You can specify string patterns to be replaced by tokens before being sent to and stored in the instance.

You can pick patterns provided out of the box, or create your own patterns. You can create a basic pattern by specifying a sequence of characters. You create an advanced pattern by specifying a Java RegEx expression. The out of the box patterns are advanced patterns.

Encryption pattern limitations.
  • A pattern of all alpha characters is not allowed.
  • The minimum pattern size is 5 characters. This can be changed using a system property.
  • The * and + quantifiers are forbidden in encryption patterns.
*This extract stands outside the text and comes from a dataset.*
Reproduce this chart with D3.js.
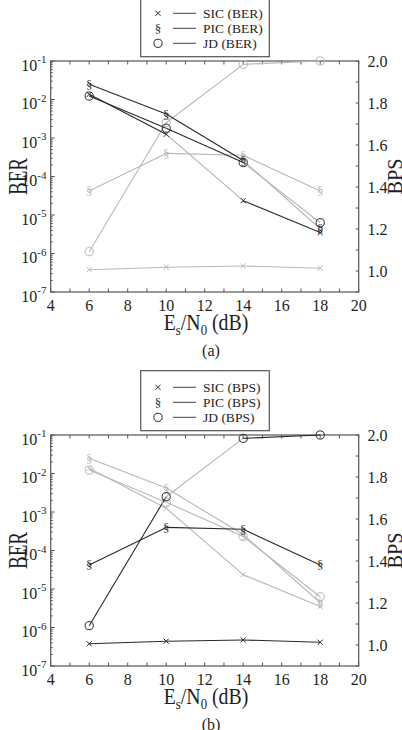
<!DOCTYPE html>
<html><head><meta charset="utf-8">
<script src="https://cdn.jsdelivr.net/npm/d3@7"></script>
<style>body{margin:0;background:#fff}svg{display:block}</style>
</head><body>
<svg id="c" width="402" height="730" font-family="'Liberation Serif','Times New Roman',Tinos,serif"></svg>
<script>
// ---- data ----
const snr = [6, 10, 14, 18];
const xTicks = [4, 6, 8, 10, 12, 14, 16, 18, 20];
const berExponents = [-1, -2, -3, -4, -5, -6, -7];
const bpsTicks = [1.0, 1.2, 1.4, 1.6, 1.8, 2.0];
const sicBER = [0.0136, 1.25e-3, 2.36e-5, 3.5e-6];
const picBER = [0.0248, 4.2e-3, 2.6e-4, 4.4e-6];
const jdBER  = [0.0123, 1.8e-3, 2.3e-4, 6.3e-6];
const sicBPS = [1.006, 1.018, 1.024, 1.013];
const picBPS = [1.381, 1.560, 1.551, 1.381];
const jdBPS  = [1.092, 1.706, 1.984, 2.000];
const schemes = ["SIC", "PIC", "JD"];
const markers = ["cross", "section", "circle"];
const panelNames = ["(a)", "(b)"];
const highlighted = ["BER", "BPS"];
// segments of the highlighted metric that appear grey in the reference [scheme index, segment start index]
const greySegments = [[[0, 1], [1, 2], [2, 2]], [[2, 1]]];

const svg = d3.select("#c");
const DARK = "#2a2a2a", LIGHT = "#b8b8b8", AXIS = "#555", TXT = "#1e1e1e";
const L = 50.7, R = 358.7;
const x = d3.scaleLinear().domain([4, 20]).range([L, R]);

function drawMarker(g, type, cx, cy, color, s) {
  if (type === "cross") {
    const d = s;
    g.append("path").attr("d", `M${cx-d},${cy-d}L${cx+d},${cy+d}M${cx-d},${cy+d}L${cx+d},${cy-d}`)
      .attr("stroke", color).attr("stroke-width", 1).attr("fill", "none");
  } else if (type === "circle") {
    g.append("circle").attr("cx", cx).attr("cy", cy).attr("r", s + 1.5)
      .attr("stroke", color).attr("stroke-width", 1).attr("fill", "none");
  } else {
    g.append("text").attr("x", cx).attr("y", cy + 4.5).attr("text-anchor", "middle")
      .attr("font-size", 13).attr("fill", color).text("§");
  }
}

function panel(idx, top) {
  const bottom = top + 231;
  const g = svg.append("g").attr("fill", TXT);
  const yBER = d3.scaleLog().domain([1e-7, 1e-1]).range([bottom, top]);
  const yBPS = d3.scaleLinear().domain([0.9, 2.0]).range([bottom, top]);
  const hi = highlighted[idx];

  g.append("rect").attr("x", L).attr("y", top).attr("width", R - L).attr("height", bottom - top)
    .attr("fill", "none").attr("stroke", AXIS).attr("stroke-width", 1.2);

  d3.range(4, 20.01, 1).forEach(v => {
    const len = 3.5;
    g.append("line").attr("x1", x(v)).attr("x2", x(v)).attr("y1", bottom).attr("y2", bottom - len).attr("stroke", AXIS);
    g.append("line").attr("x1", x(v)).attr("x2", x(v)).attr("y1", top).attr("y2", top + len).attr("stroke", AXIS);
  });
  xTicks.forEach(v => {
    g.append("text").attr("x", x(v)).attr("y", bottom + 18.5).attr("text-anchor", "middle")
      .attr("font-size", 16).text(v);
  });

  berExponents.forEach(e => {
    const yy = yBER(Math.pow(10, e));
    g.append("line").attr("x1", L).attr("x2", L + 4).attr("y1", yy).attr("y2", yy).attr("stroke", AXIS);
    const t = g.append("text").attr("x", 46.5).attr("y", yy + 9.5).attr("text-anchor", "end").attr("font-size", 16);
    t.append("tspan").text("10");
    t.append("tspan").attr("dy", -7.5).attr("font-size", 11).text(e);
    if (e > -7) {
      for (let k = 2; k <= 9; k++) {
        const ym = yBER(k * Math.pow(10, e - 1));
        g.append("line").attr("x1", L).attr("x2", L + 2).attr("y1", ym).attr("y2", ym).attr("stroke", AXIS);
      }
    }
  });

  d3.range(0.9, 2.001, 0.1).forEach(v => {
    const yy = yBPS(v);
    g.append("line").attr("x1", R).attr("x2", R - 3).attr("y1", yy).attr("y2", yy).attr("stroke", AXIS);
  });
  bpsTicks.forEach(v => {
    g.append("text").attr("x", 367.5).attr("y", yBPS(v) + 5.5).attr("font-size", 16).text(v.toFixed(1));
  });

  g.append("text").attr("transform", `translate(27,${(top + bottom) / 2}) rotate(-90)`)
    .attr("text-anchor", "middle").attr("font-size", 27).attr("textLength", 37).attr("lengthAdjust", "spacingAndGlyphs").text("BER");
  g.append("text").attr("transform", `translate(401.5,${(top + bottom) / 2}) rotate(-90)`)
    .attr("text-anchor", "middle").attr("font-size", 22).attr("textLength", 36).attr("lengthAdjust", "spacingAndGlyphs").text("BPS");
  const xt = g.append("text").attr("transform", `translate(206,${bottom + 38}) scale(0.86,1)`)
    .attr("text-anchor", "middle").attr("font-size", 23);
  xt.append("tspan").text("E");
  xt.append("tspan").attr("dy", 5).attr("font-size", 15).text("s");
  xt.append("tspan").attr("dy", -5).text("/N");
  xt.append("tspan").attr("dy", 5).attr("font-size", 15).text("0");
  xt.append("tspan").attr("dy", -5).text(" (dB)");
  g.append("text").attr("x", 211).attr("y", bottom + 64).attr("text-anchor", "middle").attr("font-size", 16).text(panelNames[idx]);

  // series drawn segment by segment
  const sets = { BER: [sicBER, picBER, jdBER], BPS: [sicBPS, picBPS, jdBPS] };
  const scales = { BER: yBER, BPS: yBPS };
  const grey = new Set(greySegments[idx].map(d => d.join("-")));
  const segs = [];
  ["BER", "BPS"].forEach(metric => {
    sets[metric].forEach((vals, si) => {
      for (let i = 0; i < vals.length - 1; i++) {
        const dark = metric === hi && !grey.has(si + "-" + i);
        segs.push({ metric, si, i, vals, dark });
      }
    });
  });
  const line = d3.line();
  segs.sort((a, b) => a.dark - b.dark).forEach(s => {
    const y = scales[s.metric];
    g.append("path").attr("d", line([[x(snr[s.i]), y(s.vals[s.i])], [x(snr[s.i + 1]), y(s.vals[s.i + 1])]]))
      .attr("fill", "none").attr("stroke", s.dark ? DARK : LIGHT).attr("stroke-width", 1.1);
  });
  ["BPS", "BER"].sort(m => (m === hi ? 1 : -1)).forEach(metric => {
    const color = metric === hi ? DARK : LIGHT;
    sets[metric].forEach((vals, si) => {
      vals.forEach((v, i) => drawMarker(g, markers[si], x(snr[i]), scales[metric](v), color, 2.6));
    });
  });

  const lx = 140.7, ly = top - 64.3;
  g.append("rect").attr("x", lx).attr("y", ly).attr("width", 128.6).attr("height", 60)
    .attr("fill", "#fff").attr("stroke", AXIS).attr("stroke-width", 1.2);
  schemes.forEach((s, i) => {
    const ry = top - 47.7 + i * 15;
    drawMarker(g, markers[i], 158, ry, DARK, 2.6);
    g.append("line").attr("x1", 173).attr("x2", 196).attr("y1", ry).attr("y2", ry).attr("stroke", "#444").attr("stroke-width", 1);
    g.append("text").attr("x", 203).attr("y", ry + 4.5).attr("font-size", 13.5).text(`${s} (${hi})`);
  });
}

panel(0, 61);
panel(1, 435);
</script>
</body></html>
When the proxy matches a pattern in a request going to the instance, the proxy replaces the string with a token the same size as the string being replaced, and sends the token to the instance. The string matching the pattern is not sent to the instance. When the response is sent from the instance to the browser of HTTP client, the proxy replaces the token with the string so you see the clear text.

Encryption patterns match complete words, not parts of strings embedded in a larger string. Words are defined by spaces and characters not available for inclusion in a pattern.

The string matching the pattern is not encrypted, it is replaced with a token. The clear text never leaves your network. If the same string is sent to the instance multiple times, it is replaced with the same token. This means that you can perform text searches for strings that have been replaced with a token. While the search happens on the instance with tokens, the query string is changed to a token when the query is sent to the instance, the search is performed on tokens, and when the search results are sent back to you, the tokens are replaced with the clear text. Searches are done on exact matches; features such as stemming do not work.

The encryption pattern feature uses the same MySQL database used for order-preserving encryption.

Note: Encrypted fields are not checked for encryption patterns.